Palm Beach State College Director of Facilities John Wasukanis updated Royal Palm Beach Education Advisory Board members on the progress of the college’s new Loxahatchee Groves campus Monday.
The campus, under construction on Southern Blvd., will be the college’s fifth major site.
“As the college continues to focus its growth in the center portion of the county, we spent the past seven to eight years involved in searching throughout the county for construction sites that would become homes for future facilities where we could center our program offerings in a more convenient setting to the local population,” Wasukanis said. “The Loxahatchee Groves project will take quite a number of years to fully realize. As in all our campuses, it’s usually built one or two buildings at a time.”
Construction of the first campus building is slated to start in early April. It will have three computer rooms, 10 classrooms, 16 offices and several student study areas and flexible classrooms.
“We will have a mix of interior and exterior gathering spaces and meeting spaces for students to interface and socialize,” Wasukanis said. “There will be a large, 250-foot meeting space that will be available as part of this building, along with food service and a security office.”
The programs to be offered at that first building will be typical associate’s degree two-year programs also offered at the other sites. “Eventually, with the construction of the other two buildings that are part of the first phase, we hope to have assigned classrooms and a library, as well as a cafeteria service on site, and start to offer a full gamut of educational-type programs,” he said.
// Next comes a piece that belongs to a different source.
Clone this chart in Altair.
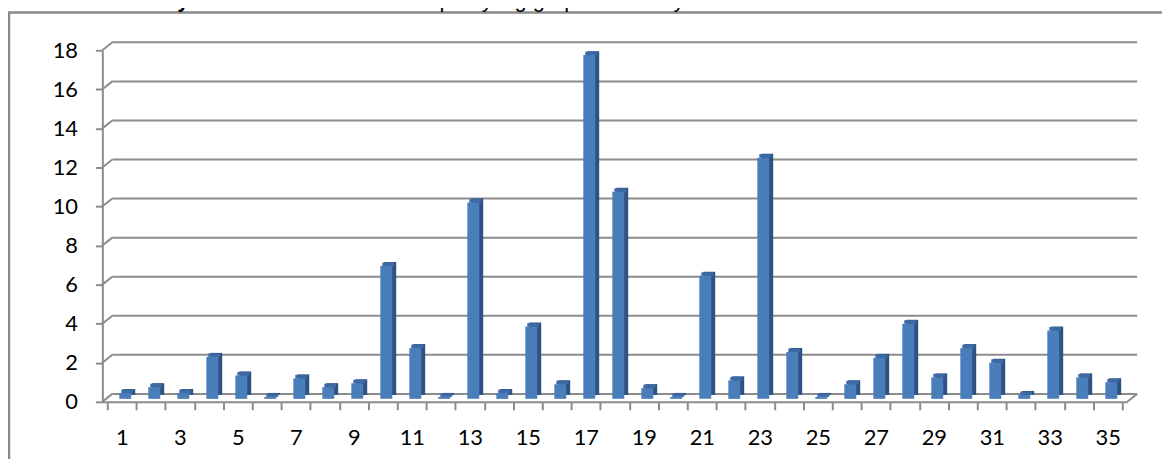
import altair as alt
import pandas as pd

# ---- data ----
categories = list(range(1, 36))
values = [0.3, 0.6, 0.3, 2.15, 1.2, 0.1, 1.05, 0.6, 0.8, 6.8,
          2.6, 0.1, 10.05, 0.3, 3.7, 0.75, 17.6, 10.6, 0.55, 0.1,
          6.3, 0.95, 12.35, 2.4, 0.1, 0.75, 2.1, 3.85, 1.1, 2.6,
          1.85, 0.2, 3.5, 1.1, 0.85]
y_ticks = [0, 2, 4, 6, 8, 10, 12, 14, 16, 18]
x_label_values = [1, 3, 5, 7, 9, 11, 13, 15, 17, 19, 21, 23, 25, 27, 29, 31, 33, 35]
x_tick_bounds = [c - 0.5 for c in categories] + [categories[-1] + 0.5]
title_bold = "Wykres 51"
title_rest = "Struktura ofert pracy wg grup zawodowych"

FRONT = "#4A7EBB"
SIDE = "#2E5283"
TOP = "#3D6AA6"
GRID = "#8C8C8C"
FONT = "Lato"

df = pd.DataFrame({"cat": categories, "val": values})
grid_df = pd.DataFrame({"val": y_ticks})
floor_df = pd.DataFrame({"val": y_ticks[:1]})
top_df = pd.DataFrame({"val": y_ticks[-1:]})
one = pd.DataFrame({"a": [0]})

xscale = alt.Scale(domain=[0.5, 35.5], nice=False, zero=False)
yscale = alt.Scale(domain=[0, 18], nice=False)

x_axis_values = sorted(x_tick_bounds + x_label_values)

x_axis = alt.Axis(
    values=x_axis_values,
    labelExpr="datum.value % 2 === 1 ? format(datum.value, 'd') : ''",
    tickOpacity={"condition": {"test": "datum.value % 1 === 0", "value": 0}, "value": 1},
    labelOverlap=False,
    tickSize=8, labelPadding=18, grid=False,
)
y_axis = alt.Axis(values=y_ticks, tickSize=7, labelPadding=18, grid=False)


def X():
    return alt.X("cat:Q", scale=xscale, title=None, axis=x_axis)


def Y():
    return alt.Y("val:Q", scale=yscale, title=None, axis=y_axis)


# outer frame (chart-area border)
frame_left = alt.Chart(one).mark_rule(color="#8A8A8A", strokeWidth=2.5).encode(
    x=alt.value(-94), x2=alt.value(-94), y=alt.value(-38), y2=alt.value(440))
# top border: anchored to the top gridline value, shifted up in pixels
frame_top = alt.Chart(top_df).mark_rule(color="#8A8A8A", strokeWidth=2.5, yOffset=-38).encode(
    y=Y(), x=alt.value(-95), x2=alt.value(1067))

# back wall gridlines
grid = alt.Chart(grid_df).mark_rule(color=GRID, strokeWidth=2, yOffset=-8).encode(
    y=Y(), x=alt.value(10), x2=alt.value(1042))
conn = alt.Chart(grid_df).mark_rule(color=GRID, strokeWidth=2, y2Offset=-8).encode(
    y=Y(), y2=alt.Y2("val:Q"), x=alt.value(0), x2=alt.value(10))
floor_end = alt.Chart(floor_df).mark_rule(color=GRID, strokeWidth=2, y2Offset=-8).encode(
    y=Y(), y2=alt.Y2("val:Q"), x=alt.value(1032), x2=alt.value(1042))

# 3D-ish bars
side = alt.Chart(df).mark_bar(width=12, color=SIDE, xOffset=7.5, yOffset=-7, y2Offset=-7).encode(
    x=X(), y=Y(), y2=alt.datum(0))
top = alt.Chart(df).mark_bar(width=12, color=TOP, xOffset=5.5, yOffset=-6.5, y2Offset=-3).encode(
    x=X(), y=Y(), y2=alt.Y2("val:Q"))
front = alt.Chart(df).mark_bar(width=12, color=FRONT, xOffset=3.5, yOffset=-3, y2Offset=-3).encode(
    x=X(), y=Y(), y2=alt.datum(0))

t1 = alt.Chart(one).mark_text(text=title_bold, font="Liberation Sans", fontSize=22,
                              fontWeight="bold", align="left", baseline="alphabetic",
                              color="#000000").encode(x=alt.value(55), y=alt.value(-43.5))
t2 = alt.Chart(one).mark_text(text=title_rest, font="Liberation Sans", fontSize=22,
                              align="left", baseline="alphabetic",
                              color="#000000").encode(x=alt.value(194), y=alt.value(-43.5))

chart = alt.layer(frame_left, frame_top, grid, conn, floor_end, side, top, front, t1, t2).properties(
    width=1032, height=354,
    padding={"left": 95, "top": 41, "right": 36, "bottom": 56},
    autosize=alt.AutoSizeParams(type="none"),
).configure_view(stroke=None).configure_axis(
    domainColor=GRID, domainWidth=2, tickColor=GRID, tickWidth=2,
    labelFont=FONT, labelFontSize=22, labelColor="#000000",
)

chart.save("out.html", embed_options={"renderer": "svg", "actions": False})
The first phase of construction on the 75 acres will be concentrated on the southwest portion of the property, west of a privately owned 22-acre site at the northwest corner of B Road and Southern Blvd. planned for commercial development.
“The rest of the 75 acres is rather heavily wooded in native Florida-type landscape that we actually want to try to maintain as part of the landscape design for the entire campus,” Wasukanis said. “Ultimately, the college will probably see the expansion of certain vocational programs, as well as possibly some of the four-year programs.”
Construction of the first three buildings will probably take about seven years, he said.
“There’s about 180,000 square feet of buildings proposed in the first phase of development. The funding that has been obtained partially from the state and partially with local funds that the college has put together is only for a 50,000-square-foot building that borders the lake right along Southern, along with the associated parking and the road system that connects to B Road and to the traffic signal back at Southern,” he explained.
Wasukanis expects that the development pattern will be similar to the Palm Beach Gardens campus that the college purchased about 40 years ago.
“It’s a heavily wooded parcel and a very beautiful and natural area,” he said. “It contains one of the larger stands of Florida flatwoods timber in this particular area of the county. The college has an interest in development of educational opportunities, but we would like to preserve as much of the site in a natural manner as is possible and make sure that the things that we do out there will be done with the most sensitivity for the natural landscaping.”
Wasukanis said that PBSC staff is investigating the idea of developing the campus as a “net-zero” site, producing as much energy as it consumes.
The site has been approved by the Town of Loxahatchee Groves for a maximum of 650,000 square feet.
“I would think that’s a rather ambitious plan,” Wasukanis said. “It will probably top out at 450,000 or 500,000 square feet, although it has development rights that would allow it to be built to a higher level.”
Most of the college’s campuses have a perimeter road encircling them, but this one’s main access road will be on the inner portion, connecting to both B Road and Southern Blvd., looping around the commercial site with buffering from the commercial area and pervious parking to minimize stormwater runoff.
“The designers came up with a design that will make it convenient to get on and off the property… without having to destroy any more of the native vegetation that exists on the site than is necessary for the purpose of construction,” Wasukanis said.
Palm Tran is planning a park-and-ride program for residents in the western and coastal portions of the county, he added.